General Admission

By September 10, 2007General Admission, Opinion

Pacquiao not focused

By Al S. Mendoza

IT is barely a month when Manny Pacquiao fights Marco Antonio Barrera.

Is Pacquiao ready?

But to answer that would be getting ahead of the story.

The Oct. 7 fight in Las Vegas, Nevada, has become hot conversation stuff since it was announced some three months ago.

A major reason is, Pacquiao’s condition is suspect.

Pacquiao had flown to Los Angeles for training last month, only to return home three days after arrival.

Rumors would next fly wild and thick.

Pacquiao was love sick because he and voluptuous Ara Mina have reportedly become lovers?

Pacquiao was rejected by fight promoters to gain $1-million as advance payment from his purse?

Dejected, he jetted back to Manila in a huff?

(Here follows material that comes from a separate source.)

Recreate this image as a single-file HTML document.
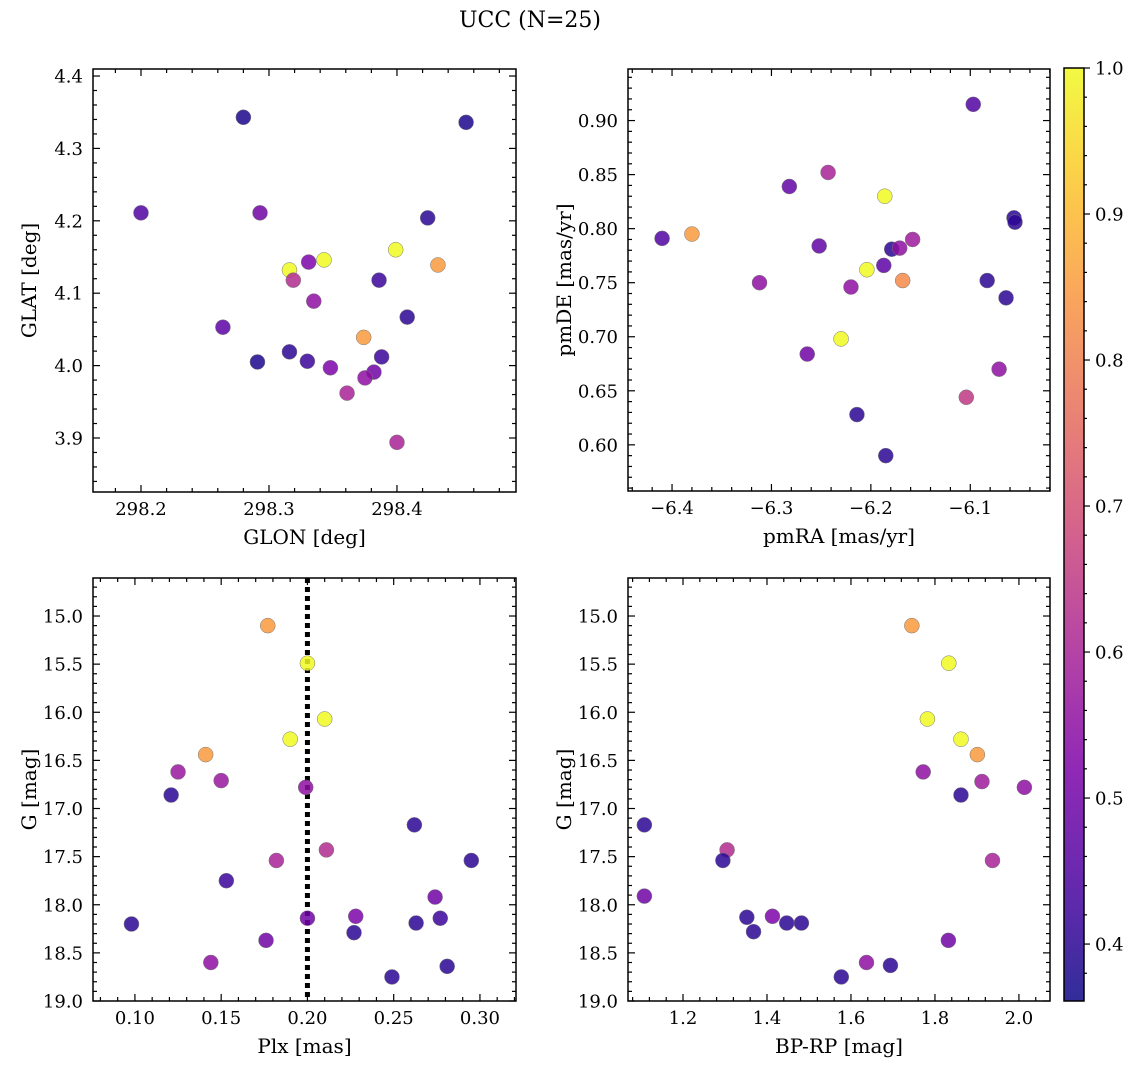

Amid this backdrop, Jinky, Pacquiao’s wife, left the family mansion in General Santos City in favor of an apartment in Cebu.

Jinky did that allegedly to spite Pacquiao, who denied he was romancin’ with Ara Mina.

Ara also brushed off the rumored affair.

“We are just friends,” said the actress, who is known to bare all and who made a name for her torrid love making scenes in X-rated films she had starred in.

Just days after Pacquiao had flown back to Manila, Freddie Roach followed suit. Roach, Pacquiao’s American trainer, said, “The final grind will be in America.”

Translation: Pacquiao is the boss and what he wants, he gets it.

When Pacquiao finally re-appeared for training in a Cebu gym owned by Rex “Wakee” Salud, the boxer’s bosom buddy, Jinky was in tow.

For the first time since Pacquiao trained for a fight, his wife watched from the sidelines.

Just days back, Pacquiao surprisedJinky with a diamond ring costing hundreds of thousands of pesos.

So everything’s fine now with the champ’s camp?

Maybe, but training-wise, Pacquiao is way behind schedule.

While Barrera had placed himself in seclusion in the mountains of Mexico for training as early as three months ago, Pacquiao’s own training has become erratic.

Pacquiao even got the flu virus last week.

He stopped training, but then, he played basketball to the horror of his handlers.

He seemed not totally focused on the Barrera fight.

Is it because Pacquiao knocked out Barrera in 2003?

But that was four years ago. Many things have happened since.

Pacquiao could be a victim of over-confidence in his second fight with Barrera, a Mexican legend like Erik Morales.

As I keep saying, only Pacquiao can beat Pacquiao.

At his age (28), Pacquiao is almost at his prime.

Pacquiao can beat Barrera again – by knockout – but for that to happen, Pacquiao must be in tip-top shape.

Trouble is, he’s cramming in training right now.

If Pacquiao wins on Oct. 7, let’s change his moniker from Pacman to Superman.